Italy Begins Rollback Of Stay-At-Home Orders And Return To Normality

After nearly two months of stay-at-home orders, Italy has finally begun the process of ending the longest coronavirus lockdown in Europe. Last Monday, the government cautiously eased a few restrictions. Many other restrictions are currently still in place as the country begins to open up from one of the worst outbreaks of COVID-19 in the world. More than 30,000 Italians died of coronavirus since the emergence of the outbreak on 21 February.

Response to the rollback is mixed. Some believe that the government is being too timid, and that there need to be greater changes made. However, others are afraid that rolling back restrictions will lead to a second wave of infections, possibly worse than the initial outbreak.

The new, loosened rules allow for 4.5 million Italians to work again, construction work to resume, and families to see each other. Cafes were also allowed to reopen for takeaway ordering. There are still a number of precautions in place. Friends are not allowed to meet up, shops are still closed until 18 May, and schools, cinemas, and theatres are closed indefinitely.

Many individuals were simply happy to be able to see one another again. Maria Antoinietta Galluzzo told Reuters that “I woke up at 5:30 a.m. I was so excited.” She was on a walk in the park with her 3-year-old grandson in Villa Borghese park. They hadn’t seen each other in three weeks. Riccardo Monti, the CEO of an e-commerce company, was happiest about his “first proper coffee for eight weeks… The bar is the focal point of our social life so to see them closed was a trauma.”

This lockdown has caused the worst recession since WWII, but the government can still only lift restrictions gradually, as coronavirus seems to be going strong as over a thousand cases are still reported daily. 14 out of 60 people randomly stopped by police entering Naples by car on Monday tested positive according to Corriere della Sera daily. None had symptoms. Prime Minister Giuseppe Conte told the same newspaper: “If we want to avoid painful backward steps now more than ever, we need cooperation, a sense of responsibility, respect for the rules by all.” Even so, it seems that “Common sense is prevailing in this initial phase,” according to Massimo Improta, a police officer in Rome, who noted that there have not been any large gatherings or people refusing to wear face masks.

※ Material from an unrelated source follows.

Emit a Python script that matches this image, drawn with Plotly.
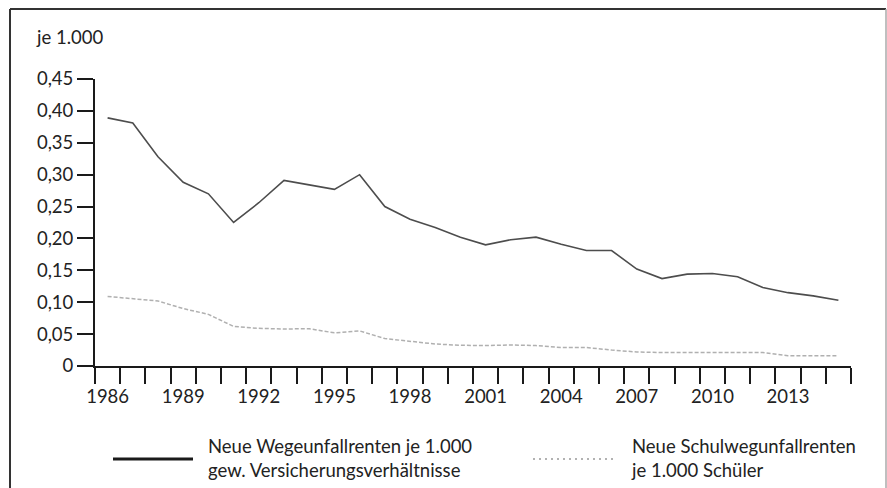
import plotly.graph_objects as go

years = list(range(1986, 2016))
wege = [0.389, 0.381, 0.328, 0.288, 0.270, 0.225, 0.256, 0.291, 0.284, 0.277,
        0.300, 0.250, 0.230, 0.217, 0.202, 0.190, 0.198, 0.202, 0.191, 0.181,
        0.181, 0.152, 0.137, 0.144, 0.145, 0.140, 0.123, 0.115, 0.110, 0.103]
schul = [0.109, 0.106, 0.102, 0.090, 0.081, 0.062, 0.059, 0.058, 0.0585, 0.052,
         0.055, 0.043, 0.039, 0.0345, 0.0325, 0.032, 0.033, 0.032, 0.029, 0.029,
         0.025, 0.022, 0.021, 0.021, 0.021, 0.020, 0.021, 0.016, 0.016, 0.016]
y_ticks = [0, 0.05, 0.10, 0.15, 0.20, 0.25, 0.30, 0.35, 0.40, 0.45]
y_labels = ["0", "0,05", "0,10", "0,15", "0,20", "0,25", "0,30", "0,35", "0,40", "0,45"]
x_ticks = list(range(1986, 2014, 3))
x_labels = [str(v) for v in x_ticks]
legend_1 = "Neue Wegeunfallrenten je 1.000<br>gew. Versicherungsverhältnisse"
legend_2 = "Neue Schulwegunfallrenten<br>je 1.000 Schüler"
unit_label = "je 1.000"

W, H = 887, 488
L, R, T, B = 95, 851, 79, 366
pw, ph = R - L, B - T


def px(x):
    return (x - L) / pw


def py(y):
    return (B - y) / ph


FONT = "Lato"
FS = 18.5
TXT = "#222222"

fig = go.Figure()
fig.add_trace(go.Scatter(x=years, y=wege, mode="lines",
                         line=dict(color="#4d4d4d", width=1.6),
                         showlegend=False, hoverinfo="skip"))
fig.add_trace(go.Scatter(x=years, y=schul, mode="lines",
                         line=dict(color="#b0b0b0", width=1.5, dash="4px,2px"),
                         showlegend=False, hoverinfo="skip"))

fig.update_layout(
    width=W, height=H,
    margin=dict(l=L, r=W - R, t=T, b=H - B, pad=0),
    paper_bgcolor="white", plot_bgcolor="white",
    font=dict(family=FONT, size=FS, color=TXT),
    showlegend=False,
)
fig.update_xaxes(
    range=[1985.5, 2015.5], showgrid=False, zeroline=False,
    showline=True, linecolor="#1a1a1a", linewidth=2,
    tickmode="array", tickvals=x_ticks, ticktext=x_labels,
    ticks="outside", ticklen=13, tickcolor="rgba(0,0,0,0)",
    tickfont=dict(family=FONT, size=FS, color=TXT),
    minor=dict(tickmode="linear", tick0=1985.5, dtick=1, ticks="outside",
               ticklen=16, tickwidth=2, tickcolor="#1a1a1a", showgrid=False),
)
fig.update_yaxes(
    range=[0, 0.45], showgrid=False, zeroline=False,
    showline=True, linecolor="#1a1a1a", linewidth=2,
    tickmode="array", tickvals=y_ticks, ticktext=y_labels,
    ticks="outside", ticklen=16, tickwidth=2, tickcolor="#1a1a1a",
    tickfont=dict(family=FONT, size=FS, color=TXT),
)

# frame
fig.add_shape(type="line", xref="paper", yref="paper",
              x0=px(10), x1=px(10), y0=py(9), y1=py(500),
              line=dict(color="#333333", width=2))
fig.add_shape(type="line", xref="paper", yref="paper",
              x0=px(10), x1=px(886), y0=py(9), y1=py(9),
              line=dict(color="#333333", width=2))
fig.add_shape(type="line", xref="paper", yref="paper",
              x0=px(886), x1=px(886), y0=py(9), y1=py(500),
              line=dict(color="#aaaaaa", width=1.5))

# legend samples
fig.add_shape(type="line", xref="paper", yref="paper",
              x0=px(113), x1=px(193), y0=py(459), y1=py(459),
              line=dict(color="#1a1a1a", width=3))
fig.add_shape(type="line", xref="paper", yref="paper",
              x0=px(533), x1=px(613), y0=py(459), y1=py(459),
              line=dict(color="#999999", width=1.5, dash="2px,4px"))

fig.add_annotation(x=px(206), y=py(458), xref="paper", yref="paper",
                   text=legend_1, showarrow=False, xanchor="left", yanchor="middle",
                   align="left", font=dict(family=FONT, size=FS, color=TXT))
fig.add_annotation(x=px(629), y=py(458), xref="paper", yref="paper",
                   text=legend_2, showarrow=False, xanchor="left", yanchor="middle",
                   align="left", font=dict(family=FONT, size=FS, color=TXT))
fig.add_annotation(x=px(34), y=py(37), xref="paper", yref="paper",
                   text=unit_label, showarrow=False, xanchor="left", yanchor="middle",
                   align="left", font=dict(family=FONT, size=FS, color=TXT))

fig.write_html("out.html", config={"displayModeBar": False},
               post_script="document.body.style.margin='0';document.body.style.padding='0';")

Italy’s struggles due to the coronavirus have been great. The small country has faced one of the greatest death tolls in the world, and some are afraid that it would not survive a second wave of the illness. That being said, Italy is also facing its greatest recession since the Second World War, not to mention the harm that quarantine and stay-at-home orders can do to ones’ mental health. While the ideal solution would be to maintain quarantine until a vaccine or cure is discovered and usable, that unfortunately seems to be nearly impossible, and this slow reopening seems to be the second-best choice. The strong limitations on what used to comprise daily life activities while still allowing families to see each other and daily work to continue as normal might be a strong enough push for much of the country to maintain a positive outlook during a hard situation, without placing the nation in danger of a second wave of the disease.

Even despite the changes to daily life, Italy is the country with the second highest death toll from COVID-19, second only to the United States. On Monday, there were 195 new deaths, 21 more than the day before, and double the amount from 9 March, the day Italy’s lockdown began.

If Italy’s rollback turns out to be a success story, and there is no second wave of coronavirus infections, then one of two things will happen. Either the world will follow Italy’s lead and carefully open back up, returning to the new normal without much danger, or other countries will assume that they can do the same faster, and cause a greater, harsher second wave, resulting in more deaths. Before opening states and countries up post-stay-at-home orders, leaders should consider the minimum amount they can do. The most important thing to consider isn’t the economy, but the people who run it. Protect them before you consider anyone else.